Among the show’s professional heathens and sinners, Brian Cox’s patriarchal sledgehammer Logan Roy stands unchallenged as the most traumatic and abusive of the bunch. Trust me, if you though your Dad was a pain, you ain’t seen nothing yet. But Cox doesn’t view Logan’s manipulative and Darwinian parenting methods as the cruel psychological mind games that they are.
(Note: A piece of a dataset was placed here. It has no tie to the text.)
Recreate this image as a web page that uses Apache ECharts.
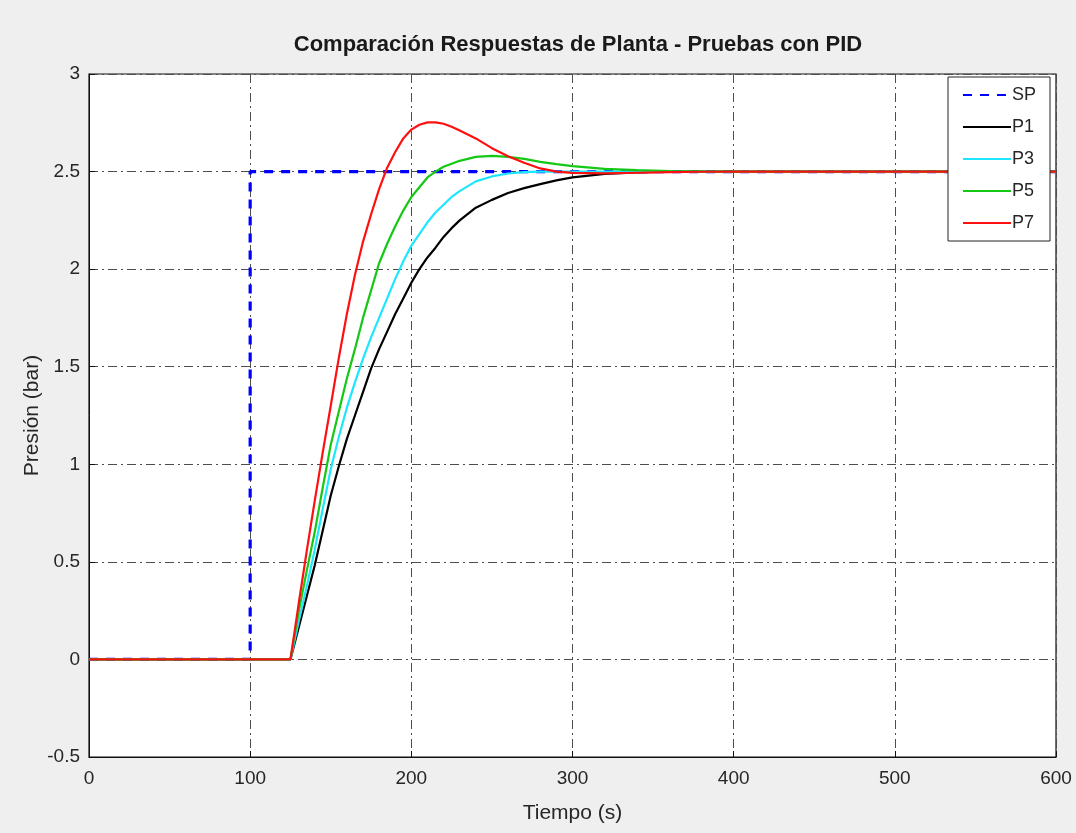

“I don’t think he’s toying, he’s giving them lessons in a hard life,” the actor told Deadline. “These are entitled children who’ve had everything done for them, and they need to be schooled on the harsh realities of business, which is Waystar Royco. He’s testing his children if they have the mettle in them, and for a lot of episodes, the mettle is not clear. Logan does love his children, but at the same time, it’s all about their worth in terms of the company. It’s about the nature of succession.”
Cox isn’t wrong—the Roy progeny (Connor, Kendall, Shiv and Roman) are an innately insulated breed thanks to their father’s global standing. But as Kendall’s love interest Naomi Pierce astutely surmises, “He loves the broken you.” Ouch.
Creator Jesse Armstrong has not yet gathered his writers room for Season 3, but Cox says generally that “It’s all up for grabs.” Truer words have not been spoken following the detonation in Sunday’s episode.
One one level, the finale—which saw Kendall make a last minute 180 to publicly and truthfully lay the blame for the cruise scandal at his father’s feet—was immensely satisfying. Fans possessed a rooting interest in this evisceration after Kendall spent the entire season as his father’s emotionally broken punching bag. But on a thematic level, this choice echoes throughout the two seasons of storytelling that preceded it. Succession has always orbited around Kendall and Logan’s gravitational dynamic; now its central-force has gone super nova.
Season 2 began with Kendall forced into damage control at a public press conference after Logan ended his coup with a hug that cemented his blackmail in the Season 1 finale. Kendall now escapes from under his thumb with a Judas kiss leading into a very different kind of press conference. The would-be heir-apparent regains control of his own life (and exhibiting a shred of humanity in the process) in a poetic bookend. The mirror images underscore the development of his character and the progression of the show’s rapid fire plotting.
Oh, Succession, you glorious, magnificent, debaucherous bastard. We can’t wait for you to return.